Estas historias no dejan en Lampedusa, cuya huella se puede apreciar en una de esas escasas películas italianas que todavía nos llegan: Terraferma (2011), obra de Emanuele Crialese.
Es una historia propia del neorrealismo: en una pequeña isla próxima a Sicilia, cuya principal actividad había sido siempre la pesca, vive el joven Filippo con su abuelo y su madre viuda. Pero ya nadie puede sobrevivir gracias a la pesca; tampoco ellos, de manera que no tendrán más remedio que resignarse y comenzar una nueva vida. Deciden, pues, alquilar su casa a los turistas durante el verano, y terminada la estación venden la barca.

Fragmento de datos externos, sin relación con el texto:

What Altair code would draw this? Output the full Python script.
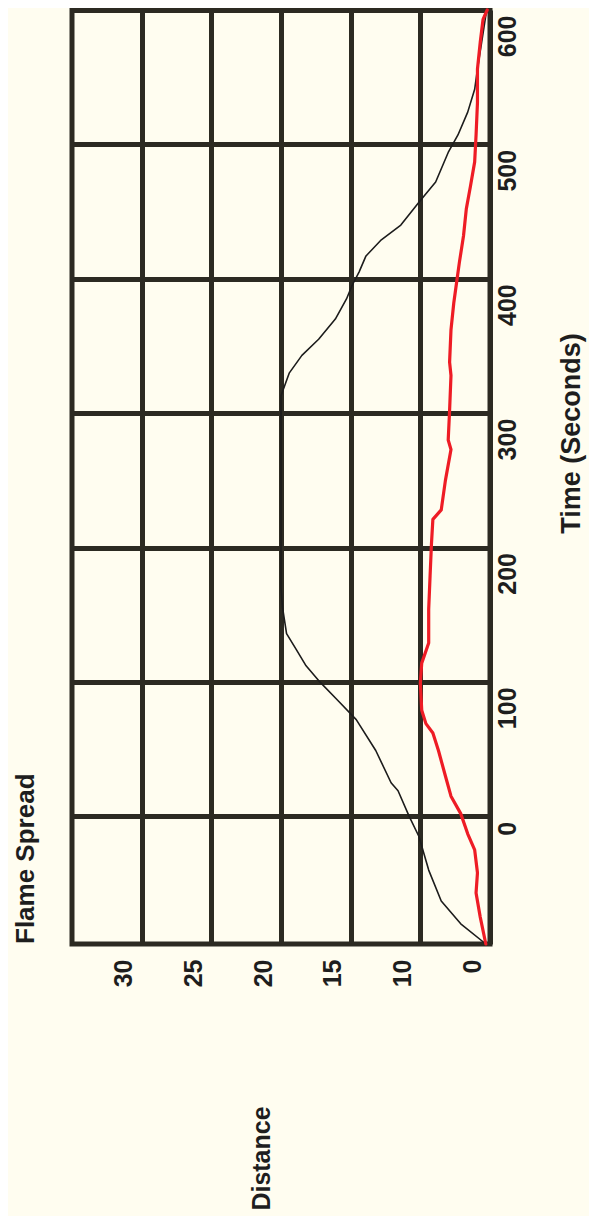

Un día Filippo y su abuelo salen a pescar y se encuentran con una patera llena de inmigrantes que está a punto de naufragara…El abuelo, viejo marinero, se irá al agua a ayudar, siguiendo su ancestral código ético, una ley del mar que obliga a rescatar a cualquiera que esté en apuros.
Crialese opta por un nudo más complejo e incorpora el drama de la inmigración ilegal, planteando con tono humanista y alejado de juicios la difícil conciliación que ello supone; rescatar o no a náufragos dependiendo de su condición, procurar ayudarlos o desentenderse y delegarlo todo a un sistema deshumanizado y sabidamente injusto, renunciar a según qué principios en pos del propio beneficio…Crialese describe con vigor y acierto una situación tremenda, y nos regala una de esas buenas películas que debían de obligar al debate, a ser pasada por escuelas y toda clase de entidades.
Terraferma describe un contexto como el que ha permitido que los centenares de muertos (por abandono de auxilio), puedan acabar siendo “nacionalizados” para así “darle cristiana sepultura”, mientras que los desdichados supervivientes resultan “privatizados”, o sea objetos de multas increíbles y, por supuesto, de expulsión. Todo ello gracias a la llamada ley Bossi-Fini (dos neofascistas notorios), con la bendición de Berlusconi y la complicidad de una clase política mafiosa.
Lampedusa nos indica que no estamos tan lejos de Auschwitz. La memoria y el buen cine, deben de ayudar para que algo así no pueda ser posible nunca más.